When you meet with a hasty or passionate man, do not adopt the ill-timed and absurd method of arguing with him. Is he capable of understanding you? He is drunk with rage, and such intoxication is more terrible and brutifying than that with wine. In attempting to argue with him, you are like the woman who sermonizes her husband on his return home with his reason drowned in liquor.
Rather take the man, and induce him to undertake an act of charity. Talk to him about humanity, get him to help a fellow-creature, and after that you will hardly recognize him as the same individual. That act of generosity will transform him; will raise him in his own eyes, will give him holy joys, will draw him toward God, will reconcile him to himself and to humanity. God be praised for having brought down charity to our earth! It blesses him who receives, and him who bestows it.
The people are specially capable of appreciating disinterestedness, the spirit of self-devotion. It is their element, and constitutes the largest share of their happiness.
But latterly they have been treated harshly and cruelly. Wants, aspirations, and desires have been fostered in them which can never be gratified, and their life has been poisoned thereby.
Much has been said about ameliorating their condition. So far well; but that amelioration has been made to consist, in a great measure, of material enjoyments, of more to eat and drink: in fact, of feasting. In former times they lived on rye bread and were not unhappy. Now they have wheaten bread, and meat with it, and even coffee; yet they complain and are not content. A want should not be created among the people, unless there is a certainty of its being amply and always provided for.

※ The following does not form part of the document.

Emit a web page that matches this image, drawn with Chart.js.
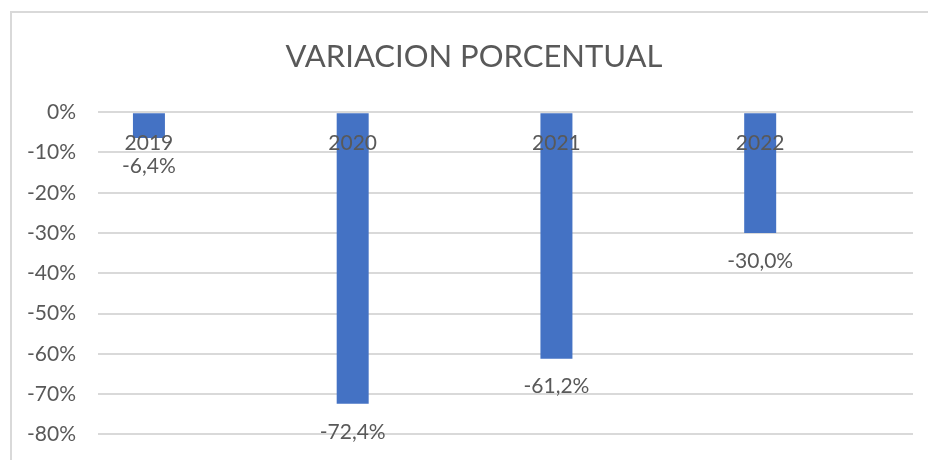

The people, however, are not always won over through their appetites; they prefer being led by the nobler instincts of the human heart. They like what is grand, what is costly, and what is obtained by great sacrifices. They have not, in any degree, the bourgeois tastes, the bourgeois petty calculations, the bourgeois love of little comforts. They are much more disinterested than is thought. We must not attempt to gain them over by their material interests solely: that would be to ruin them and ourselves also; but, allowing them a due share of such inducements, we should rely mainly on their generosity and devotedness; for the people really admire great actions, great achievements, and the great characters who bear sway over the destinies of mankind. They entertain a species of worship for them; they refuse them no sacrifice. They attach themselves to their good or evil fortune, and with them they are always popular, always abiding.
The wars of the Revolution and of the Empire have weighed heavily upon France, have levied the tax of blood on many families; nevertheless, the name of the Emperor is still surrounded with a magic halo. Moreover, in the east of France, the marches and counter-marches of armies, with two successive invasions, have devastated the country, overburdened the peasantry with imposts, and altogether ruined many of them. For all that, enter any cottage there, and you will find the picture of Napoleon by the side of the image of the Virgin. Even on the field of battle, amid showers of shot and shell which decimated their ranks, the brave children of the people exclaimed in death: "Vive l'Empereur!" Such are the French people at heart: if there is a tendency in them to seek their own interests, there is a tendency in them, equally strong, toward devotion and self-sacrifice.
If, then, you would give them a right guidance, speak to them of other than petty ideas and material enjoyments: the more so, because, if you attempt to win them over by such low motives, they will become insatiable; their appetites will get the mastery over them and plunge them into every kind of excess. Material enjoyments, indeed! It may be questioned whether France, with all its fertility, and all the resources of its advanced civilization, would suffice, in that case, to furnish their first repast.